When adding claims to Wikidata items, it would be great to source (ideally) each and every one of them. As I see it, there are two options:
- Use Wikipedia as a source. This is less than ideal in terms of being a reliable source, but it's straightfoward to do (and while it's not recommended, it's common practice, for better or worse). Every item in the WLM database contains information about the Wikipedia page it was fetched from, for example //sv.wikipedia.org/w/index.php?title=Lista_%C3%B6ver_arbetslivsmuseer_i_Blekinge_l%C3%A4n&oldid=30834404. As it includes the page revision id, it's easy to link to the correct version.

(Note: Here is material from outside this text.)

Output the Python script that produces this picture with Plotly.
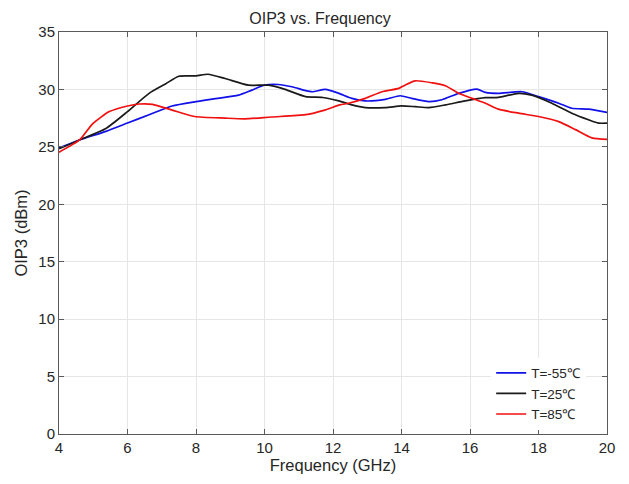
import plotly.graph_objects as go

# Frequency (GHz) and OIP3 (dBm)
f_m55 = [4.0, 4.6, 5.37, 6.0, 6.63, 7.3, 8.0, 8.57, 9.24, 9.63, 10.0, 10.4, 10.8, 11.2, 11.39, 11.78, 12.17, 12.55, 12.94, 13.53, 13.96, 14.3, 14.8, 15.18, 15.67, 16.2, 16.45, 16.83, 17.52, 18.0, 18.59, 18.97, 19.46, 20.0]
p_m55 = [24.9, 25.6, 26.35, 27.07, 27.8, 28.56, 28.94, 29.2, 29.5, 29.94, 30.37, 30.43, 30.23, 29.9, 29.8, 30.0, 29.66, 29.22, 29.0, 29.14, 29.45, 29.22, 28.94, 29.1, 29.66, 30.03, 29.74, 29.66, 29.8, 29.37, 28.8, 28.36, 28.28, 28.0]

f_25 = [4.0, 4.6, 5.37, 6.0, 6.63, 7.12, 7.5, 8.0, 8.35, 8.85, 9.53, 10.12, 10.6, 11.2, 11.7, 12.17, 12.55, 12.94, 13.53, 14.0, 14.4, 14.8, 15.28, 15.86, 16.45, 16.83, 17.42, 17.8, 18.39, 18.97, 19.46, 19.75, 20.0]
p_25 = [24.83, 25.6, 26.6, 28.07, 29.66, 30.5, 31.15, 31.18, 31.32, 30.95, 30.37, 30.37, 30.0, 29.37, 29.3, 29.0, 28.65, 28.42, 28.42, 28.56, 28.5, 28.42, 28.65, 29.0, 29.28, 29.31, 29.66, 29.5, 28.8, 27.93, 27.36, 27.07, 27.07]

f_85 = [4.0, 4.6, 4.98, 5.47, 6.0, 6.34, 6.73, 7.3, 7.96, 8.85, 9.43, 10.2, 11.2, 11.76, 12.2, 12.46, 12.94, 13.43, 13.92, 14.1, 14.4, 14.9, 15.28, 15.67, 16.06, 16.45, 16.83, 17.42, 18.0, 18.59, 19.08, 19.56, 20.0]
p_85 = [24.54, 25.6, 27.0, 28.07, 28.56, 28.73, 28.7, 28.2, 27.64, 27.5, 27.44, 27.6, 27.8, 28.2, 28.65, 28.8, 29.22, 29.8, 30.09, 30.37, 30.75, 30.57, 30.32, 29.66, 29.22, 28.8, 28.28, 27.93, 27.64, 27.2, 26.5, 25.78, 25.65]

names = ["T=-55\u2103", "T=25\u2103", "T=85\u2103"]
colors = ["#1010e8", "#1a1a1a", "#f01010"]

FONT = "Liberation Sans, Arial, Helvetica, sans-serif"
TXT = "#262626"

fig = go.Figure()
for f, p, n, c in zip([f_m55, f_25, f_85], [p_m55, p_25, p_85], names, colors):
    fig.add_trace(go.Scatter(x=f, y=p, mode="lines", name=n,
                             line=dict(color=c, width=1.7, shape="spline", smoothing=0.6)))

axis_common = dict(showline=True, linecolor="#5a5a5a", linewidth=1, mirror="allticks",
                   ticks="inside", ticklen=5, tickcolor="#5a5a5a",
                   showgrid=True, gridcolor="#e6e6e6", gridwidth=1, zeroline=False,
                   tickfont=dict(family=FONT, size=15, color=TXT))

# page body has an 8px margin, so the figure is shrunk and margins offset by 8px
fig.update_layout(
    width=621, height=476,
    margin=dict(l=51, r=22, t=24, b=50),
    paper_bgcolor="white", plot_bgcolor="white",
    title=dict(text="OIP3 vs. Frequency", x=(320 - 8) / 621, xanchor="center",
               y=1 - (18 - 8) / 476, yanchor="middle",
               font=dict(family=FONT, size=16, color=TXT)),
    xaxis=dict(range=[4, 20], dtick=2, tick0=4,
               title=dict(text="Frequency (GHz)", font=dict(family=FONT, size=16.5, color=TXT), standoff=4),
               **axis_common),
    yaxis=dict(range=[0, 35], dtick=5, tick0=0,
               title=dict(text="OIP3 (dBm)", font=dict(family=FONT, size=16.5, color=TXT), standoff=6),
               **axis_common),
    legend=dict(x=0.962, xanchor="right", y=0.19, yanchor="top",
                bgcolor="white", borderwidth=0,
                font=dict(family=FONT, size=13.5, color=TXT),
                tracegroupgap=0),
    showlegend=True,
)

fig.write_html("out.html")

- Use the registrant_url value. For example, in the Norwegian building data, each item has an url pointing the the Kulturminnesøk service. The advantage is that it's a reliable, official data source. There are two disadvantages:
- The WLM database comprises data downloaded from Wikipedia pages, which have been edited by the community. There's no way of knowing which information is supported by the registrant_url and which was added manually by someone.
- Many of the data sets don't even have a registrant_url.
In the end, pointing back to the Wikipedia page certainly seems better than nothing. In some cases we do know where the data on Wikipedia came from _originally_ -- such as the Swedish museum dataset -- but again, there's always a possibility that the Wikipedia page contains info added by someone manually. The WLM database is updated continuously, so it contains the freshest dump of whatever is included in the Wikipedia page. This makes it tricky to guess which statements are supported by the "official" sources.